ANS: Refused to answer
WELCOA’s website said it was founded by someone who appears to be the inventor of the self-serve all-you-can-eat restaurant. Despite his well-deserved reputation for integrity, did he endorse data falsification of cancer victims even after the perpetrators admitted it?
ANS: Refused to answer (but did change the spelling)

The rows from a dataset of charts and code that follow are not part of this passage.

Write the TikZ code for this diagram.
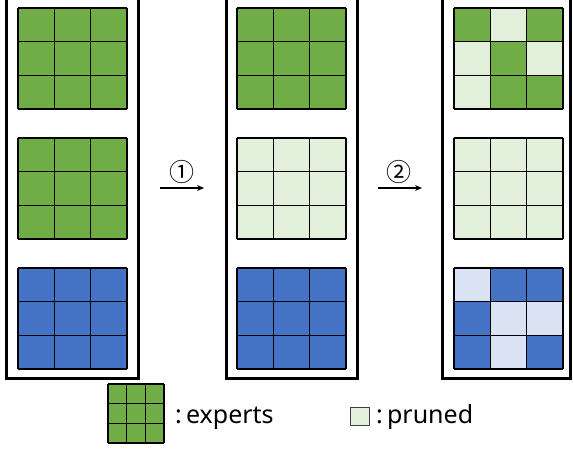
\documentclass[tikz,border=0pt]{standalone}
\usepackage{fontspec}
\setmainfont{Noto Sans}
\newfontfamily\symfont{Noto Sans CJK KR}
\usetikzlibrary{arrows.meta}
\definecolor{G}{RGB}{112,173,71}
\definecolor{LG}{RGB}{226,239,218}
\definecolor{B}{RGB}{68,114,196}
\definecolor{LB}{RGB}{218,227,243}
\newcommand\mycellgrid[5]{% x0, y0, cell w, cell h, colours
  \foreach \c [count=\i from 0] in {#5} {
    \pgfmathtruncatemacro\rr{int(\i/3)}
    \pgfmathtruncatemacro\kk{mod(\i,3)}
    \fill[\c] ({#1+\kk*#3},{#2+\rr*#4}) rectangle ++(#3,#4);
  }
  \foreach \j in {0,1,2,3} {
    \draw[gridline] ({#1},{#2+\j*#4}) -- ++({3*#3},0);
    \draw[gridline] ({#1+\j*#3},{#2}) -- ++(0,{3*#4});
  }
}
\tikzset{
  gridline/.style={line width=1.3pt, black},
  panel/.style={line width=3pt, black},
  flow/.style={line width=1.2pt, -{Stealth[length=7pt,width=6pt]}},
  lbl/.style={inner sep=0pt, font=\fontsize{25}{28}\selectfont},
  num/.style={inner sep=0pt, font=\symfont\fontsize{25}{28}\selectfont}
}
\begin{document}
\begin{tikzpicture}[x=1pt,y=-1pt]
\useasboundingbox (0,0) rectangle (573,448);
\def\cw{36.33}
\def\ch{33.67}
% panels
\draw[panel] (6,-3) rectangle (138,378);
\draw[panel] (226,-3) rectangle (357,378);
\draw[panel] (442,-3) rectangle (570,378);
% panel 1
\mycellgrid{18}{8}{\cw}{\ch}{G,G,G,G,G,G,G,G,G}
\mycellgrid{18}{138}{\cw}{\ch}{G,G,G,G,G,G,G,G,G}
\mycellgrid{18}{268}{\cw}{\ch}{B,B,B,B,B,B,B,B,B}
% panel 2
\mycellgrid{237}{8}{\cw}{\ch}{G,G,G,G,G,G,G,G,G}
\mycellgrid{237}{138}{\cw}{\ch}{LG,LG,LG,LG,LG,LG,LG,LG,LG}
\mycellgrid{237}{268}{\cw}{\ch}{B,B,B,B,B,B,B,B,B}
% panel 3
\mycellgrid{454}{8}{\cw}{\ch}{G,LG,G,LG,G,LG,LG,G,G}
\mycellgrid{454}{138}{\cw}{\ch}{LG,LG,LG,LG,LG,LG,LG,LG,LG}
\mycellgrid{454}{268}{\cw}{\ch}{LB,B,B,B,LB,LB,B,LB,B}
% arrows
\coordinate (a1s) at (160,188);
\coordinate (a1e) at (204,188);
\coordinate (a2s) at (378,188);
\coordinate (a2e) at (422,188);
\draw[flow] (a1s) -- (a1e);
\draw[flow] (a2s) -- (a2e);
\node[num] (n1) at (182,172) {①};
\node[num] (n2) at (399,172) {②};
% legend
\mycellgrid{108}{384}{18.67}{19.67}{G,G,G,G,G,G,G,G,G}
\node[lbl, anchor=base west] (lex) at (175,423) {:\,experts};
\draw[line width=1pt, black!75, fill=LG] (350,407) rectangle (369,425);
\node[lbl, anchor=base west] (lpr) at (376,423) {:\,pruned};
\end{tikzpicture}
\end{document}
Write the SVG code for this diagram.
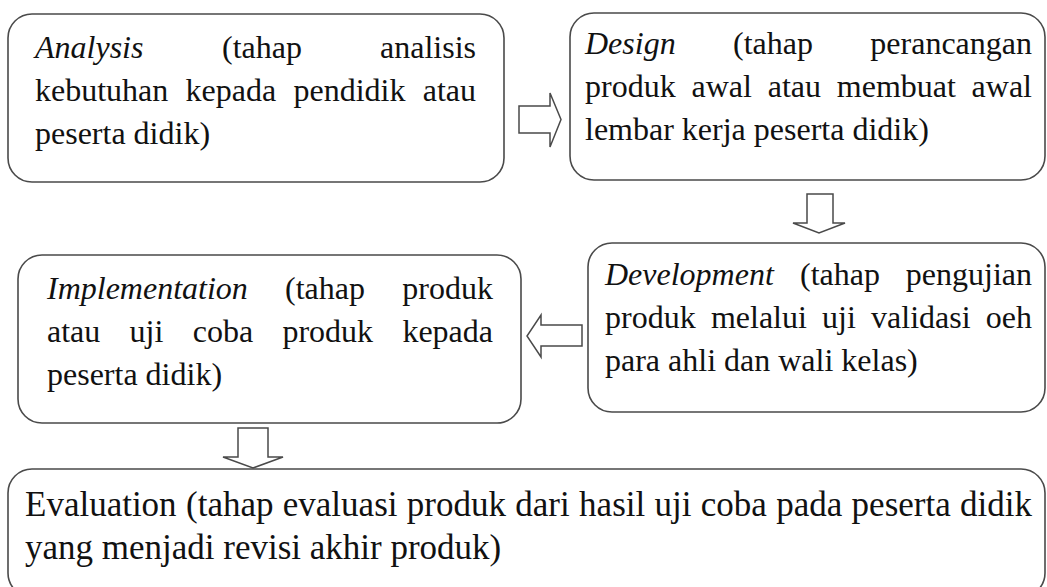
<svg xmlns="http://www.w3.org/2000/svg" width="1047" height="587" viewBox="0 0 1047 587">
<style>
.box{fill:#fff;stroke:#4a4a4a;stroke-width:1.6}
.arr{fill:#fff;stroke:#4a4a4a;stroke-width:1.5;stroke-linejoin:miter}
.t{font-family:"Liberation Serif","Times New Roman",Tinos,serif;font-size:32px;fill:#111}
.ev{font-size:35px}
.i{font-style:italic}
</style>
<rect width="1047" height="587" fill="#fff"/>
<g id="connectors">
<polygon class="arr" points="519,106 550,106 550,93 561,119.5 550,147 550,133 519,133"/>
<polygon class="arr" points="807,194 833,194 833,223 845,223 819,233 793,223 807,223"/>
<polygon class="arr" points="582,325 541,325 541,315 527,336 541,357 541,346 582,346"/>
<polygon class="arr" points="238,428 268,428 268,457 283,457 253,468 223,457 238,457"/>
</g>
<g id="analysis">
<rect class="box" x="8" y="14" width="496" height="168" rx="24"/>
<text class="t" y="58"><tspan class="i" x="35">Analysis</tspan><tspan x="222">(tahap</tspan><tspan x="476" text-anchor="end">analisis</tspan></text>
<text class="t" y="101"><tspan x="35">kebutuhan</tspan><tspan x="185.6">kepada</tspan><tspan x="293.5">pendidik</tspan><tspan x="476" text-anchor="end">atau</tspan></text>
<text class="t" x="35" y="144">peserta didik)</text>
</g>
<g id="design">
<rect class="box" x="570" y="13" width="475" height="167" rx="24"/>
<text class="t" y="54"><tspan class="i" x="585">Design</tspan><tspan x="733">(tahap</tspan><tspan x="1032" text-anchor="end">perancangan</tspan></text>
<text class="t" y="97"><tspan x="585">produk</tspan><tspan x="691.5">awal</tspan><tspan x="767.7">atau</tspan><tspan x="836.8">membuat</tspan><tspan x="1032" text-anchor="end">awal</tspan></text>
<text class="t" x="585" y="140">lembar kerja peserta didik)</text>
</g>
<g id="development">
<rect class="box" x="588" y="243" width="457" height="169" rx="24"/>
<text class="t" y="285"><tspan class="i" x="605">Development</tspan><tspan x="800">(tahap</tspan><tspan x="1032" text-anchor="end">pengujian</tspan></text>
<text class="t" y="328"><tspan x="605">produk</tspan><tspan x="710.9">melalui</tspan><tspan x="822.1">uji</tspan><tspan x="871.1">validasi</tspan><tspan x="1032" text-anchor="end">oeh</tspan></text>
<text class="t" x="605" y="371">para ahli dan wali kelas)</text>
</g>
<g id="implementation">
<rect class="box" x="18" y="255" width="503" height="168" rx="24"/>
<text class="t" y="299"><tspan class="i" x="47">Implementation</tspan><tspan x="285">(tahap</tspan><tspan x="493" text-anchor="end">produk</tspan></text>
<text class="t" y="342"><tspan x="47">atau</tspan><tspan x="129.6">uji</tspan><tspan x="192.7">coba</tspan><tspan x="282.4">produk</tspan><tspan x="493" text-anchor="end">kepada</tspan></text>
<text class="t" x="47" y="385">peserta didik)</text>
</g>
<g id="evaluation">
<rect class="box" x="8" y="469" width="1037" height="128" rx="24"/>
<text class="t ev" y="516"><tspan x="25">Evaluation</tspan><tspan x="186">(tahap</tspan><tspan x="282.8">evaluasi</tspan><tspan x="406.8">produk</tspan><tspan x="515.3">dari</tspan><tspan x="579.1">hasil</tspan><tspan x="654.5">uji</tspan><tspan x="700.8">coba</tspan><tspan x="776.2">pada</tspan><tspan x="851.6">peserta</tspan><tspan x="1032" text-anchor="end">didik</tspan></text>
<text class="t ev" x="25" y="559">yang menjadi revisi akhir produk)</text>
</g>
</svg>
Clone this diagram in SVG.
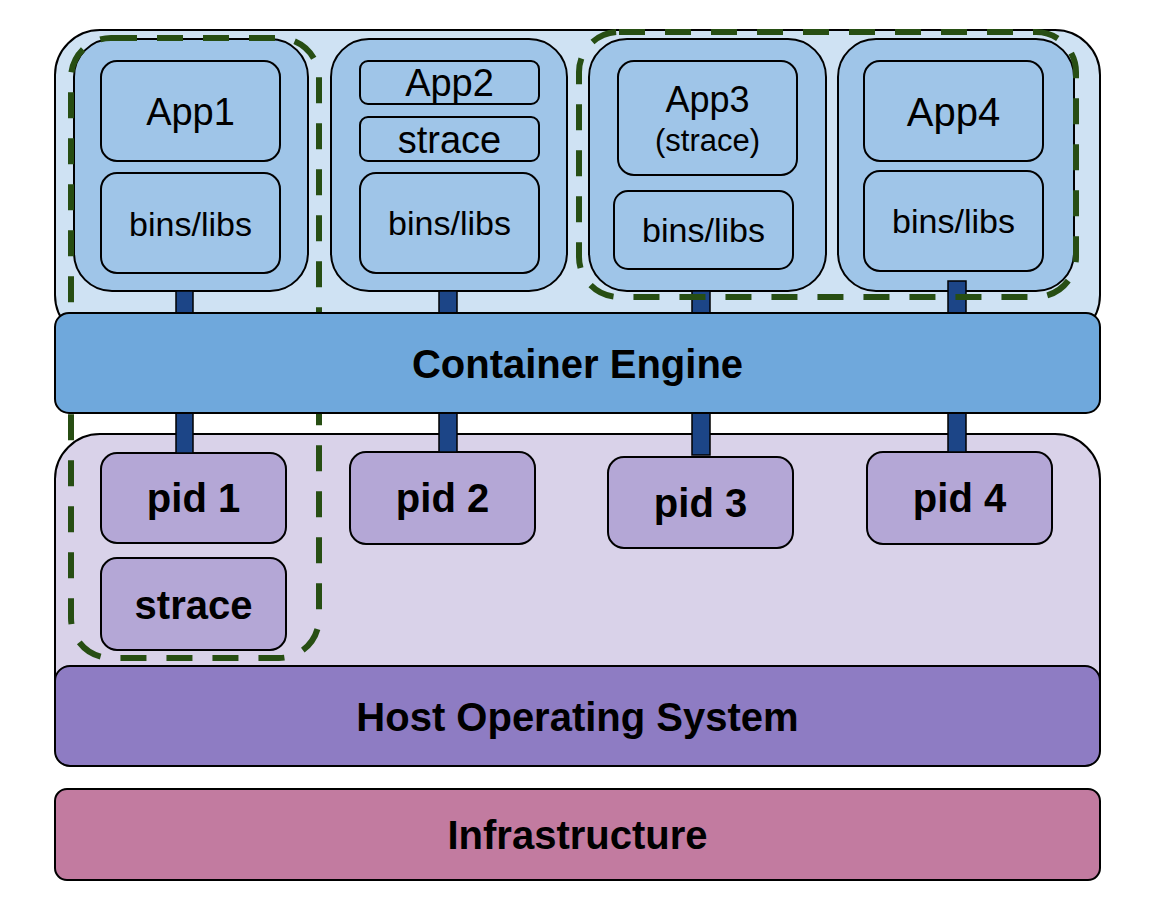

II: Risk Reduction Outcomes
How do you reconcile the claimed savings figure exceeding $4-million with your own chart above showing that only 161 active participants (3.1%) reduced a risk factor? (That chart of course doesn’t include dropouts and non-participants, whose risk factors may have increased.)
ANS: Refused to answer
Dividing the total savings by 161 yields more than $20,000/person in savings. Wouldn’t that $20,000+ for each risk factor avoided imply that all 161 would have had a heart attack even though the entire eligible population only had about 30 heart attacks the previous year, while the participating population would have had about 7?
ANS: Refused to answer
How do you reconcile your statement that 40% of the population had previously undiagnosed high blood pressure or high cholesterol with your other statement that “the total number of prescription scripts [sic] filled within the Wellness Plan reduced [sic] 3% last year,” despite your reducing or waiving the copays? Shouldn’t prescriptions have gone up, if indeed 40% more people were at risk?
ANS: Refused to answer
How can you attribute the 3% reduction in prescriptions to “improved lifestyles” with the fact that your own graph shows only 161 people improved their lifestyles enough to reduce a risk factor? What happened to the thousands who were diagnosed but were neither medicated nor improved their lifestyles?
ANS: Refused to answer
How do you reconcile that same finding – that 40% had high blood pressure or cholesterol — with that same graph, showing that almost three-quarters of the population was low-risk?
ANS: Refused to answer
How do you reconcile the brochure’s claim that the “majority of employees touted how the program has improved their lives” with the brochure’s own admission that only a minority of employees (42%) even bothered to be screened once and only 25% twice despite the four-figure financial incentive?
ANS: Refused to answer
Follow-up response
Not-for-attribution response received August 1, stating that the reason the Committee let them keep their award was not because were a sponsor but rather because they did not make the life-saving claim on their application. (They did make all the other invalid claims.) Because they didn’t make the claim on the application, they are not in violation of the Committee’s ethical standards by making it in other venues.
Our reaction:
So it is OK if a ballplayer admits using steroids as long as he didn’t happen to test positive?
Follow-Up Response
September 2014: Nebraska listed as a “best practice program” by Ron Goetzel
Our Reaction:
Doesn’t this listing contradict your initial excuse — that you forgot to ask them about whether they made up their cancer statistics during your due diligence — because now you know about that lie and all the other lies in their outcomes measurement…and yet you still call them a best-practice program?